Muhakemenin umumi (genel) ve külli (özel) olmak üzere iki önermeye dayandığını; umumi önermenin doğru olması gerektiği, külli önermenin özel olması gerektiği belirtilmektedir. (Langlois ve Seignobos, 1937). Buna göre tarihsel akıl yürütme tümdengelim olarak ele alınmaktadır. Benzer şekillde Cooper ve Dilek (2004) geçmişin doğrudan yaşanamayan sadece dil vasıtasıyla araştırılabilen ve yapılandırılabilen bir şey olduğunu ve kaynakların bir şeyler söylemesi için sonuç çıkarma ve tümdengelimsel akıl yürütmenin kullanılmasını uygun görmektedirler.

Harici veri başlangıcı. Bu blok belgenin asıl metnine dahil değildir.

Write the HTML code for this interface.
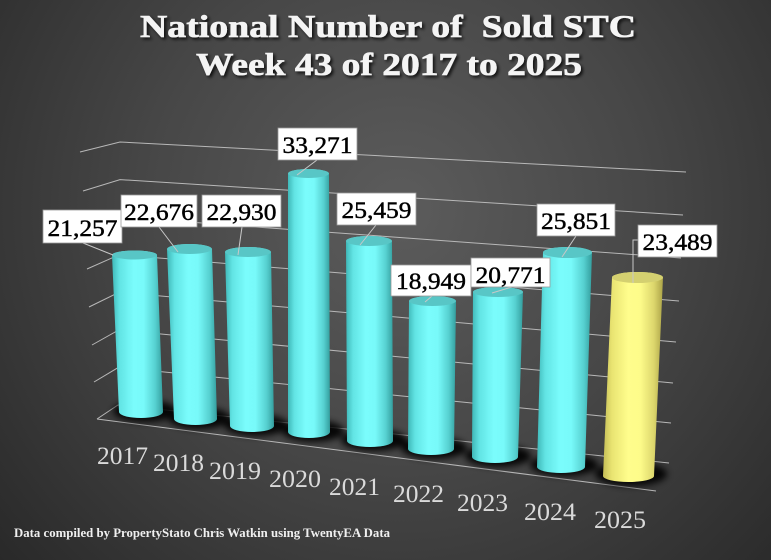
<!DOCTYPE html>
<html><head><meta charset="utf-8"><style>
html,body{margin:0;padding:0;background:#333;}
svg{display:block;}
</style></head><body>
<svg width="771" height="560" viewBox="0 0 771 560" xmlns="http://www.w3.org/2000/svg">
<defs>
<radialGradient id="bg" gradientUnits="userSpaceOnUse" cx="400" cy="210" r="560">
<stop offset="0" stop-color="#5c5c5c"/>
<stop offset="0.45" stop-color="#474747"/>
<stop offset="1" stop-color="#262626"/>
</radialGradient>
<linearGradient id="cy" x1="0" y1="0" x2="1" y2="0">
<stop offset="0" stop-color="#3fb8b8"/>
<stop offset="0.15" stop-color="#62e4e4"/>
<stop offset="0.42" stop-color="#7afcfc"/>
<stop offset="0.62" stop-color="#78fafa"/>
<stop offset="0.85" stop-color="#56d0d0"/>
<stop offset="1" stop-color="#349e9e"/>
</linearGradient>
<linearGradient id="yl" x1="0" y1="0" x2="1" y2="0">
<stop offset="0" stop-color="#c4bd55"/>
<stop offset="0.15" stop-color="#e9e472"/>
<stop offset="0.42" stop-color="#fffd8c"/>
<stop offset="0.62" stop-color="#fdfb8a"/>
<stop offset="0.85" stop-color="#dcd66c"/>
<stop offset="1" stop-color="#aca448"/>
</linearGradient>
<filter id="blur" x="-50%" y="-50%" width="200%" height="200%"><feGaussianBlur stdDeviation="3.5"/></filter>
<filter id="ts" x="-10%" y="-30%" width="120%" height="160%"><feGaussianBlur in="SourceAlpha" stdDeviation="1.5"/><feOffset dx="2" dy="2" result="o"/><feComponentTransfer><feFuncA type="linear" slope="0.8"/></feComponentTransfer><feMerge><feMergeNode/><feMergeNode in="SourceGraphic"/></feMerge></filter>
</defs>
<rect width="771" height="560" fill="url(#bg)"/>

<!-- gridlines -->
<g stroke="#b8b8b8" stroke-width="1" fill="none">
<polyline points="80,152 120,142 686,172"/>
<polyline points="83,191 120,179.6 683,215"/>
<polyline points="85,230 119.5,217 681,258"/>
<polyline points="87,269 119.3,254.7 679,301"/>
<polyline points="89,307 119,292.3 676,342"/>
<polyline points="92,345 118.7,330 673,383"/>
<polyline points="94,382 118.4,367.4 671,423"/>
<polyline points="97,419 118,405 669,463"/>
<line x1="97" y1="419" x2="656" y2="491"/>
</g>

<!-- shadows -->
<g fill="#000" opacity="0.9" filter="url(#blur)">
<ellipse cx="145" cy="411" rx="32" ry="11"/>
<ellipse cx="199" cy="418" rx="31" ry="11"/>
<ellipse cx="256" cy="425" rx="32" ry="11"/>
<ellipse cx="313" cy="431" rx="31" ry="11"/>
<ellipse cx="374" cy="440" rx="33" ry="11"/>
<ellipse cx="434" cy="448" rx="33" ry="11"/>
<ellipse cx="498" cy="456" rx="33" ry="11"/>
<ellipse cx="564" cy="465" rx="34" ry="11"/>
<ellipse cx="631" cy="474" rx="36" ry="12"/>
</g>

<!-- cylinders -->
<g>
<path d="M112,255 L119,412 A22,6 0 0 0 163,412 L157,255 A22.5,4.5 0 0 0 112,255 Z" fill="url(#cy)"/>
<ellipse cx="134.5" cy="255" rx="22.5" ry="4.5" fill="#58c6c6"/>

<path d="M167,249 L174,419 A21.5,6 0 0 0 217,419 L212,249 A22.5,5 0 0 0 167,249 Z" fill="url(#cy)"/>
<ellipse cx="189.5" cy="249" rx="22.5" ry="5" fill="#58c6c6"/>

<path d="M225,252 L230,426 A22,6 0 0 0 274,426 L271,252 A23,5 0 0 0 225,252 Z" fill="url(#cy)"/>
<ellipse cx="248" cy="252" rx="23" ry="5" fill="#58c6c6"/>

<path d="M288,173.5 L288,432 A21,6 0 0 0 330,432 L329,173.5 A20.5,4.5 0 0 0 288,173.5 Z" fill="url(#cy)"/>
<ellipse cx="308.5" cy="173.5" rx="20.5" ry="4.5" fill="#58c6c6"/>

<path d="M346,241 L347,441 A23,6 0 0 0 393,441 L392,241 A23,5 0 0 0 346,241 Z" fill="url(#cy)"/>
<ellipse cx="369" cy="241" rx="23" ry="5" fill="#58c6c6"/>

<path d="M409,301 L408,449 A23,6 0 0 0 454,449 L456,301 A23.5,5 0 0 0 409,301 Z" fill="url(#cy)"/>
<ellipse cx="432.5" cy="301" rx="23.5" ry="5" fill="#58c6c6"/>

<path d="M473,292 L472,457 A23,6 0 0 0 518,457 L523,292 A25,5 0 0 0 473,292 Z" fill="url(#cy)"/>
<ellipse cx="498" cy="292" rx="25" ry="5" fill="#58c6c6"/>

<path d="M543,252.5 L537,467 A24,6 0 0 0 585,467 L592,252.5 A24.5,5.5 0 0 0 543,252.5 Z" fill="url(#cy)"/>
<ellipse cx="567.5" cy="252.5" rx="24.5" ry="5.5" fill="#58c6c6"/>

<path d="M612,277.5 L603,476 A25.5,6 0 0 0 654,476 L663,277.5 A25.5,5.5 0 0 0 612,277.5 Z" fill="url(#yl)"/>
<ellipse cx="637.5" cy="277.5" rx="25.5" ry="5.5" fill="#d4d070"/>
</g>

<!-- leader lines -->
<g stroke="#c8c8c8" stroke-width="1" fill="none">
<line x1="83" y1="243" x2="113" y2="255"/>
<line x1="159" y1="227" x2="178" y2="252"/>
<line x1="242" y1="227" x2="238" y2="255"/>
<line x1="317" y1="160" x2="297" y2="175"/>
<line x1="376" y1="225" x2="360" y2="245"/>
<line x1="432" y1="296" x2="425" y2="302"/>
<line x1="512" y1="287" x2="492" y2="293"/>
<line x1="576" y1="236" x2="562" y2="257"/>
<polyline points="638,240 633,240 633,283"/>
</g>

<!-- label boxes -->
<g fill="#fff" stroke="#9a9a9a" stroke-width="0.8">
<rect x="43" y="210" width="79" height="33"/>
<rect x="121" y="195" width="76" height="32"/>
<rect x="202" y="195" width="79" height="32"/>
<rect x="278" y="128" width="79" height="32"/>
<rect x="337" y="193" width="79" height="32"/>
<rect x="391" y="265" width="80" height="31"/>
<rect x="471" y="258" width="79" height="29"/>
<rect x="537" y="204" width="78" height="32"/>
<rect x="638" y="225" width="79" height="32"/>
</g>
<g font-family="'Liberation Serif', serif" font-size="23" fill="#000" stroke="#000" stroke-width="0.45" text-anchor="middle">
<text x="82.5" y="236" textLength="70" lengthAdjust="spacingAndGlyphs">21,257</text>
<text x="159" y="220" textLength="70" lengthAdjust="spacingAndGlyphs">22,676</text>
<text x="241.5" y="220" textLength="70" lengthAdjust="spacingAndGlyphs">22,930</text>
<text x="317.5" y="153" textLength="70" lengthAdjust="spacingAndGlyphs">33,271</text>
<text x="376.5" y="218" textLength="70" lengthAdjust="spacingAndGlyphs">25,459</text>
<text x="431" y="289" textLength="70" lengthAdjust="spacingAndGlyphs">18,949</text>
<text x="510.5" y="283" textLength="70" lengthAdjust="spacingAndGlyphs">20,771</text>
<text x="576" y="229" textLength="70" lengthAdjust="spacingAndGlyphs">25,851</text>
<text x="677.5" y="250" textLength="70" lengthAdjust="spacingAndGlyphs">23,489</text>
</g>

<!-- year labels -->
<g font-family="'Liberation Serif', serif" font-size="25" fill="#dadada">
<text x="97" y="464" textLength="51" lengthAdjust="spacingAndGlyphs">2017</text>
<text x="153" y="471" textLength="51" lengthAdjust="spacingAndGlyphs">2018</text>
<text x="209" y="479" textLength="52" lengthAdjust="spacingAndGlyphs">2019</text>
<text x="269" y="487" textLength="52" lengthAdjust="spacingAndGlyphs">2020</text>
<text x="329" y="495" textLength="51" lengthAdjust="spacingAndGlyphs">2021</text>
<text x="393" y="502" textLength="51" lengthAdjust="spacingAndGlyphs">2022</text>
<text x="457" y="511" textLength="51" lengthAdjust="spacingAndGlyphs">2023</text>
<text x="524" y="520" textLength="52" lengthAdjust="spacingAndGlyphs">2024</text>
<text x="594" y="528" textLength="52" lengthAdjust="spacingAndGlyphs">2025</text>
</g>

<!-- title -->
<g font-family="'Liberation Serif', serif" font-weight="bold" font-size="32" fill="#f4f4f4" stroke="#f4f4f4" stroke-width="0.6" filter="url(#ts)">
<text x="140" y="37" textLength="496" lengthAdjust="spacingAndGlyphs">National Number of&#160; Sold STC</text>
<text x="196" y="75" textLength="386" lengthAdjust="spacingAndGlyphs">Week 43 of 2017 to 2025</text>
</g>

<!-- footer -->
<text x="14" y="537" font-family="'Liberation Serif', serif" font-weight="bold" font-size="12.5" fill="#f0f0f0" textLength="376" lengthAdjust="spacingAndGlyphs">Data compiled by PropertyStato Chris Watkin using TwentyEA Data</text>
</svg>
</body></html>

Görüldüğü gibi tarihin tümevarımsal bir akıl yürütme olduğunu belirtenler de tarihte tümdengelimin önemli olduğunu vurgulayanlar da bulunmaktadır. İkisinin de önemini göz önüne alan İlhan (2010:1055), tümdengelimin analiz, tümevarımın sentez olduğunu, dolayısıyla analiz ve sentez becerilerinin her türlü düşünce sistemi ve basamağında devamlı yapılması gereken, ayrı bir unsur olarak değerlendirilmeden, diğer düşünce sistemleri ile bütünleşmiş olarak algılanması gerektiğini belirtmektedir. Okullarda analiz ve sentez basamağını geliştirici etkinliklerin düzenlenmesinin MEB’in ilköğretim öğrencilerinde geliştirilmesini beklediği temel becerilerin kazanılmasına olumlu katkı sağlayacağını da eklemektedir.